Design Customization
Vinyl windows are fairly easy to manufacture to very specific measurements, and offer a high degree of flexibility during installation so you can get an exact fit. Fibreglass, on the other hand, offers a wider range of colour options and customizable features, but it is also more labour intensive during fabrication and installation due to its rigidity, plus it requires greater precision when being fitted.

Maintenance
Vinyl windows require minimal maintenance, as they do not require painting once installed. Their corners are also welded, which reduces the risk of air leaks around the sash and frame, allowing them to maintain their efficiency for longer. But if worn or damaged, vinyl cannot be repaired; it has to replaced. Fibreglass, on the other hand, will need to be repainted, sometimes as soon as it is installed, in case the paint scratched or chipped during installation.

Verdict
Many homeowners prefer fibreglass windows for the obvious reasons – strength, durability, ability to withstand the elements, more glass real estate to let in more light, more colour options, etc. And while it costs about 10 to 30 per cent more than vinyl, a home with fibreglass windows tends to have a higher resale value than one with vinyl windows.

How Weather Affects Your Windows And Doors

Harsh weather and extreme variations in temperature can adversely affect your doors and windows, causing them to wear down faster than they should. From the scorching summer heat to gusty winds to pelting sleet and rain, any structures exposed to the elements can lose their appeal and even structural functionality owing to the regular expansion and contraction, and possible moisture absorption.

5 Kinds Of Weather Damage To Your Doors And Windows

A combination of these factors may result in:

  1. Shrinking, bowing, and warping
  2. Some materials, especially timber, are more vulnerable to humidity and extreme temperatures, causing them to lose their structural integrity. Wooden doors, door frames, and window frames that are not properly sealed tend to shrink when subjected to extreme cold and moist/dry conditions, and begin to bow or warp, losing their efficiency and ability to keep cold air out.

    To prevent this, timber surfaces should be regularly treated with sealant or paint. Aluminum and PVC are more resistant to distortion from the elements.

  3. Condensation
  4. Condensation forms when there is no room for warm air in your home to escape to the cooler outside environment, which means that your windows are energy efficient. This kind of condensation can be reduced by minimizing the humidity inside your home with a humidifier. But if the condensation forms between the panes of your double- or triple-glazed panes, you should get your windows inspected for a leak.

  5. Drafts
  6. Old and poorly fitted doorsand windows are more susceptible to damage by severe weather, causing them to become drafty. Weatherstripping can help improve their insulation capability, but it is best to consider replacing them.

  7. Hardware failure
  8. The stress from alternating hot and cold conditions, as well as ice that settles in the latches, hinges, handles, and other door and window mechanisms can cause them to become jammed or damaged. Awning and casement windows are more vulnerable because of their operating mechanism compared to sliding windows. Regular cleaning and greasing of these components can keep them functioning well for longer.

  9. Ice formation
  10. During the cold winter months, any moisture that settles in open spaces between windows and doors and the frames turns to ice, making it hard to open or close your windows and doors without damaging the weather stripping. It is important to replace weather stripping regularly to improve the energy efficiency of your doors and windows.

Final Note
You can reduce the effects of adverse weather on your doors and windows by considering their orientation with regard to the direction of the sun. Typically, western and southern exposures are harshest. If you cannot change the design of your home, consider other strategies, such as the following: using lighter paint colours to absorb less heat; installing storm doors and windows with low-E glass; and installing overhang protection.

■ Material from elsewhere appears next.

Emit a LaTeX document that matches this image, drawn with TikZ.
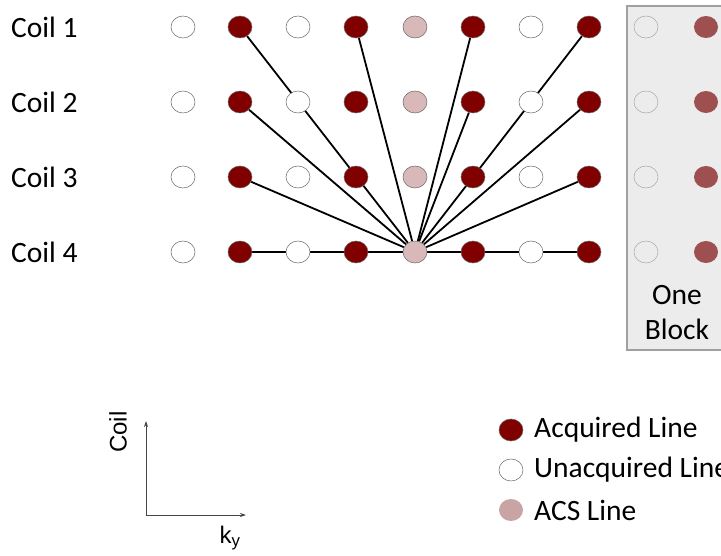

Why It’s Important To Know Your Climate Zone Before You Buy Windows And Doors

Your local climate zone plays a vital role in many aspects of building or renovating your home, including your choice of doors and windows. You want to make your living space as comfortable as possible without having to spend too much money on energy bills – heating and cooling.

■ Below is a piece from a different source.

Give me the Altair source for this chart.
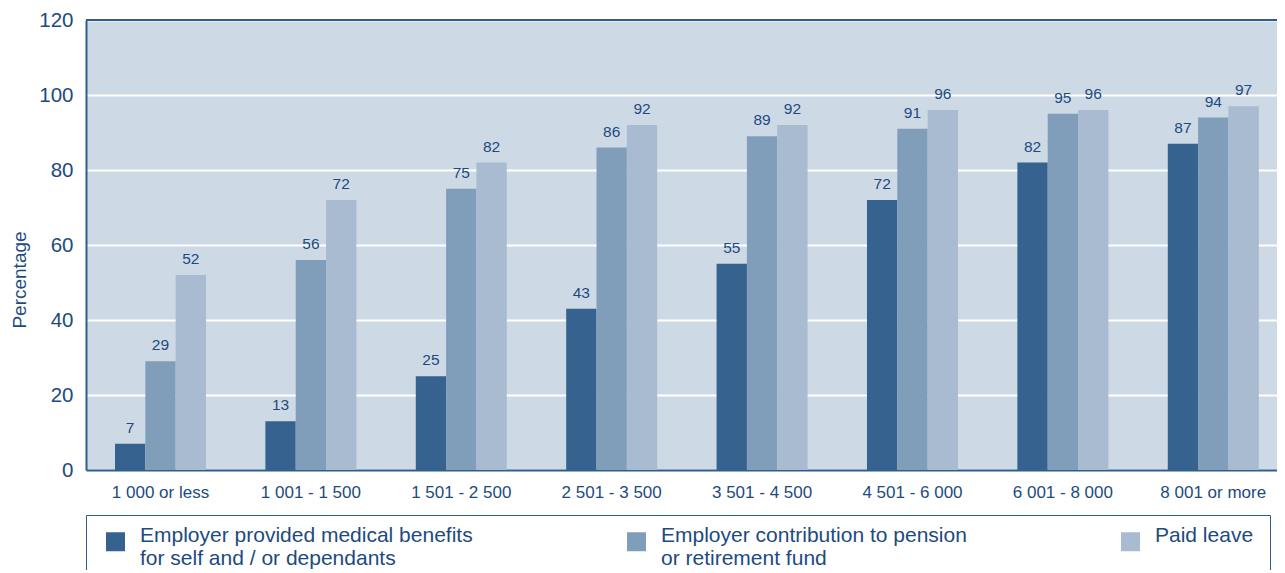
import altair as alt
import pandas as pd

categories = ["1 000 or less", "1 001 - 1 500", "1 501 - 2 500", "2 501 - 3 500",
              "3 501 - 4 500", "4 501 - 6 000", "6 001 - 8 000", "8 001 or more"]
series = ["Employer provided medical benefits|for self and / or dependants",
          "Employer contribution to pension|or retirement fund",
          "Paid leave"]
medical = [7, 13, 25, 43, 55, 72, 82, 87]
pension = [29, 56, 75, 86, 89, 91, 95, 94]
leave = [52, 72, 82, 92, 92, 96, 96, 97]

colors = ["#35628f", "#809db9", "#a8bbd1"]
text_color = "#1d4b80"
line_color = "#2f5d8f"
font = "Liberation Sans"

rows = []
for s, vals in zip(series, [medical, pension, leave]):
    for c, v in zip(categories, vals):
        rows.append({"category": c, "series": s, "value": v})
df = pd.DataFrame(rows)

x = alt.X("category:N", sort=categories, title=None,
          scale=alt.Scale(paddingInner=0.395, paddingOuter=0.157, align=0.614),
          axis=alt.Axis(labelAngle=0, labelFontSize=17, labelColor=text_color,
                        labelFont=font, ticks=False, domain=True,
                        domainColor=line_color, domainWidth=2, labelPadding=14))
xo = alt.XOffset("series:N", sort=series)

# every legend label gets two lines so all entries share the same vertical layout
legend_expr = ("indexof(datum.label, '|') < 0 ? [datum.label, ''] "
               ": split(datum.label, '|')")

base = alt.Chart(df)
bars = base.mark_bar().encode(
    x=x, xOffset=xo,
    y=alt.Y("value:Q", scale=alt.Scale(domain=[0, 120]),
            axis=alt.Axis(values=[0, 20, 40, 60, 80, 100, 120], title="Percentage",
                          titleFont=font, titleFontSize=19, titleFontWeight="normal",
                          titleColor=text_color, titleX=-57, titleY=259.5,
                          labelFont=font, labelFontSize=20.5, labelColor=text_color,
                          labelPadding=13, ticks=False, domain=True,
                          domainColor=line_color, domainWidth=2,
                          grid=True, gridColor="white", gridWidth=2)),
    color=alt.Color("series:N", sort=series,
                    scale=alt.Scale(domain=series, range=colors),
                    legend=alt.Legend(title=None, orient="none", legendX=0, legendY=495,
                                      direction="horizontal", columns=3,
                                      symbolType="square", symbolSize=361,
                                      symbolStrokeWidth=0, symbolOpacity=1,
                                      symbolOffset=3,
                                      labelFont=font, labelFontSize=21,
                                      labelColor=text_color, labelLimit=700,
                                      labelOffset=14, labelBaseline="alphabetic",
                                      labelExpr=legend_expr,
                                      columnPadding=150, padding=16,
                                      strokeColor=line_color)),
)
labels = base.mark_text(baseline="bottom", dy=-8, font=font, fontSize=15.5,
                        color=text_color).encode(
    x=x, xOffset=xo, y="value:Q", text="value:Q")

top_line = alt.Chart(df).mark_rule(color=line_color, strokeWidth=2).encode(
    y=alt.value(0))

chart = alt.layer(bars, labels, top_line).properties(
    width=1191, height=450,
    autosize=alt.AutoSizeParams(type="none"),
    padding={"left": 78, "top": 12, "right": 0, "bottom": 100},
).configure_view(fill="#cdd9e5", stroke=None)

chart.save("out.html", embed_options={"renderer": "svg", "actions": False})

Windows And Doors Buying Guide - Know Your Climate Zone

Today, glass manufacturers try to accommodate all kinds of homeowner requests. For instance, you are likely to find windows that allow more light through, intended for homeowners who feel they need to let in more natural light into a room; or those that let in light but trap the heat inside, and just about every other need.

Research shows that windows are one of the biggest sources of heat loss in winter, especially in older homes, due to the low insulating capabilities of the windows, as well as air leakage. To make your rooms as energy efficient as possible, it is essential that you pick the right windows for your climate – those that keep heat inside in the winter and outside in the summer.

The Solution

Many windows, glazed doors, and skylights now come with labels or energy ratings, similar to those found on household appliances, to help homeowners and contractors find energy-efficient products.

According to Energy Star, Canada has three climate zones, though the largest section of the country experiences temperatures below 18 degrees Celsius for most of the year. The climate zone for which a door, window, or skylight is Energy-Star-certified will be indicated on a label on the product. So, you should know your home’s climate zone before making the purchase.

If you, instead, purchase a window that is rated for a different zone, perhaps one that is warmer than where you reside, you will find that the window is not as efficient as you expect – with somewhat poor insulation ability.

If you reside at a considerably higher elevation than the surrounding region, it is likely that your home is also cooler than those in your area. You should take this difference into consideration when purchasing products, and choose those designed for at least one level colder. This principle is particularly important for homes in central and southern British Columbia where the energy efficiency levels used are based on the large urban centres located in lower altitudes.

Final Note

In all climates, you will find that windows and doors with low U-factor perform better. Some areas in Canada experience extremely low temperatures like -30 degrees or colder.

The maximum U-factor value for the Energy Star label is 0.35. But for extreme cold conditions, it is recommended that you get windows with a U-factor of 0.17, which are typically triple-glazed, low-e coating with inert gas between the glass panes.